* **Required task**
Copy out every line exactly, passing over the pictures.

* **Supplied data**

# # #

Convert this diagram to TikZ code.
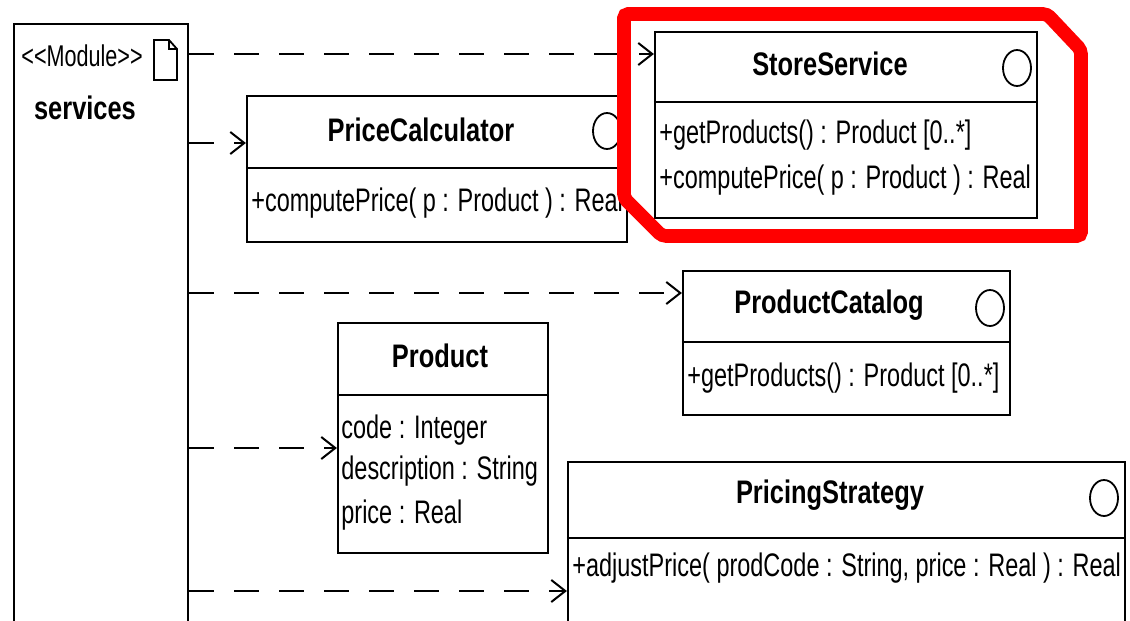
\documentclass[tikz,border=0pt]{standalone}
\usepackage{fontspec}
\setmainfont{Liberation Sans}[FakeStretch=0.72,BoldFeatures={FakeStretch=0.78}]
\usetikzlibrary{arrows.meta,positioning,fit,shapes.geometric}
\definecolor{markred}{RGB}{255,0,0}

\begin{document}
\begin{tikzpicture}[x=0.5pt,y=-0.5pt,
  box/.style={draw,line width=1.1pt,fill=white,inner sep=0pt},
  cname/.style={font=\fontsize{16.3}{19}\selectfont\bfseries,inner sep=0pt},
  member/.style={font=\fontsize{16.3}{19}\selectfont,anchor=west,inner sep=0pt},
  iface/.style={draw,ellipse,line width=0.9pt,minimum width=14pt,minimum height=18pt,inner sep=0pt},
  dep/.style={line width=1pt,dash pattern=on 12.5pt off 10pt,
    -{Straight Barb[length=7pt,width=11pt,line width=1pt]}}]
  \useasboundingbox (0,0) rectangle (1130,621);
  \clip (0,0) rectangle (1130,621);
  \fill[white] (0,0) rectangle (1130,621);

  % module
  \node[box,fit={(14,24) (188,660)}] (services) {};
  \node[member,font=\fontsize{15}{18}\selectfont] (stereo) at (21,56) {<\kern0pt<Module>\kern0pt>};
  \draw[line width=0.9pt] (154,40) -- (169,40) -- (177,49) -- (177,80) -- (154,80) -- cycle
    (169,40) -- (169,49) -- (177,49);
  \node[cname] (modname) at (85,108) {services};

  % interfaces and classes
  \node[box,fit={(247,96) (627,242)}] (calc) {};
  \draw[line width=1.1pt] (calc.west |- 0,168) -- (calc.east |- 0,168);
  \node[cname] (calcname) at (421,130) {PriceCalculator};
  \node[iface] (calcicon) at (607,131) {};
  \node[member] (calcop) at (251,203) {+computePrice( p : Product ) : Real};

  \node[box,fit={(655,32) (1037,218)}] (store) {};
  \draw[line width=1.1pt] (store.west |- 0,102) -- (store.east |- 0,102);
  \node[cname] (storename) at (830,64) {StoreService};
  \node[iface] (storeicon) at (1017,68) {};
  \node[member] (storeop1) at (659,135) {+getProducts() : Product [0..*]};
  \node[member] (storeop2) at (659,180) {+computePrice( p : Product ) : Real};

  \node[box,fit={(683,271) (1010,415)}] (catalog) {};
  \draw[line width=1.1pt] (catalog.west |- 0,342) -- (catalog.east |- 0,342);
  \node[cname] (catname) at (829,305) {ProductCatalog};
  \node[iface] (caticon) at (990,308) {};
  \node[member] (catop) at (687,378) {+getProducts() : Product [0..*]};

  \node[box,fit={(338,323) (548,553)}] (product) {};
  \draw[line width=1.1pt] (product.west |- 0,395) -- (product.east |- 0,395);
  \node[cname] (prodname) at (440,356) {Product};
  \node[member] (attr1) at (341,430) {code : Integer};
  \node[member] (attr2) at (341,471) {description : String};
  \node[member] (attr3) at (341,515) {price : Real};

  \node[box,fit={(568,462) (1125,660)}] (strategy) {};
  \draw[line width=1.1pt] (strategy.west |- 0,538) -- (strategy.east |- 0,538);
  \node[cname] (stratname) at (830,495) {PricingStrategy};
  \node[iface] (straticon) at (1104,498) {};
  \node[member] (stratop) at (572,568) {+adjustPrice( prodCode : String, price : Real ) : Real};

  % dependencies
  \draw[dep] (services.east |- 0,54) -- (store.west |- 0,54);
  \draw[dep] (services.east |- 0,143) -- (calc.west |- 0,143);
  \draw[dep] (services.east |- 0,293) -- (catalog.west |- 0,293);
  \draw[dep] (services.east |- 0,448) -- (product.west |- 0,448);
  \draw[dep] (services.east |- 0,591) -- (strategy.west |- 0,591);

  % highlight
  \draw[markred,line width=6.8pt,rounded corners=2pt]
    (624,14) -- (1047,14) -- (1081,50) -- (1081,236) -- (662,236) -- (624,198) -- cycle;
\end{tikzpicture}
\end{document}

# # #

* **Reply to the task**
Convert this diagram to TikZ code.
\documentclass[tikz,border=0pt]{standalone}
\usepackage{fontspec}
\setmainfont{Liberation Sans}[FakeStretch=0.72,BoldFeatures={FakeStretch=0.78}]
\usetikzlibrary{arrows.meta,positioning,fit,shapes.geometric}
\definecolor{markred}{RGB}{255,0,0}

\begin{document}
\begin{tikzpicture}[x=0.5pt,y=-0.5pt,
  box/.style={draw,line width=1.1pt,fill=white,inner sep=0pt},
  cname/.style={font=\fontsize{16.3}{19}\selectfont\bfseries,inner sep=0pt},
  member/.style={font=\fontsize{16.3}{19}\selectfont,anchor=west,inner sep=0pt},
  iface/.style={draw,ellipse,line width=0.9pt,minimum width=14pt,minimum height=18pt,inner sep=0pt},
  dep/.style={line width=1pt,dash pattern=on 12.5pt off 10pt,
    -{Straight Barb[length=7pt,width=11pt,line width=1pt]}}]
  \useasboundingbox (0,0) rectangle (1130,621);
  \clip (0,0) rectangle (1130,621);
  \fill[white] (0,0) rectangle (1130,621);

  % module
  \node[box,fit={(14,24) (188,660)}] (services) {};
  \node[member,font=\fontsize{15}{18}\selectfont] (stereo) at (21,56) {<\kern0pt<Module>\kern0pt>};
  \draw[line width=0.9pt] (154,40) -- (169,40) -- (177,49) -- (177,80) -- (154,80) -- cycle
    (169,40) -- (169,49) -- (177,49);
  \node[cname] (modname) at (85,108) {services};

  % interfaces and classes
  \node[box,fit={(247,96) (627,242)}] (calc) {};
  \draw[line width=1.1pt] (calc.west |- 0,168) -- (calc.east |- 0,168);
  \node[cname] (calcname) at (421,130) {PriceCalculator};
  \node[iface] (calcicon) at (607,131) {};
  \node[member] (calcop) at (251,203) {+computePrice( p : Product ) : Real};

  \node[box,fit={(655,32) (1037,218)}] (store) {};
  \draw[line width=1.1pt] (store.west |- 0,102) -- (store.east |- 0,102);
  \node[cname] (storename) at (830,64) {StoreService};
  \node[iface] (storeicon) at (1017,68) {};
  \node[member] (storeop1) at (659,135) {+getProducts() : Product [0..*]};
  \node[member] (storeop2) at (659,180) {+computePrice( p : Product ) : Real};

  \node[box,fit={(683,271) (1010,415)}] (catalog) {};
  \draw[line width=1.1pt] (catalog.west |- 0,342) -- (catalog.east |- 0,342);
  \node[cname] (catname) at (829,305) {ProductCatalog};
  \node[iface] (caticon) at (990,308) {};
  \node[member] (catop) at (687,378) {+getProducts() : Product [0..*]};

  \node[box,fit={(338,323) (548,553)}] (product) {};
  \draw[line width=1.1pt] (product.west |- 0,395) -- (product.east |- 0,395);
  \node[cname] (prodname) at (440,356) {Product};
  \node[member] (attr1) at (341,430) {code : Integer};
  \node[member] (attr2) at (341,471) {description : String};
  \node[member] (attr3) at (341,515) {price : Real};

  \node[box,fit={(568,462) (1125,660)}] (strategy) {};
  \draw[line width=1.1pt] (strategy.west |- 0,538) -- (strategy.east |- 0,538);
  \node[cname] (stratname) at (830,495) {PricingStrategy};
  \node[iface] (straticon) at (1104,498) {};
  \node[member] (stratop) at (572,568) {+adjustPrice( prodCode : String, price : Real ) : Real};

  % dependencies
  \draw[dep] (services.east |- 0,54) -- (store.west |- 0,54);
  \draw[dep] (services.east |- 0,143) -- (calc.west |- 0,143);
  \draw[dep] (services.east |- 0,293) -- (catalog.west |- 0,293);
  \draw[dep] (services.east |- 0,448) -- (product.west |- 0,448);
  \draw[dep] (services.east |- 0,591) -- (strategy.west |- 0,591);

  % highlight
  \draw[markred,line width=6.8pt,rounded corners=2pt]
    (624,14) -- (1047,14) -- (1081,50) -- (1081,236) -- (662,236) -- (624,198) -- cycle;
\end{tikzpicture}
\end{document}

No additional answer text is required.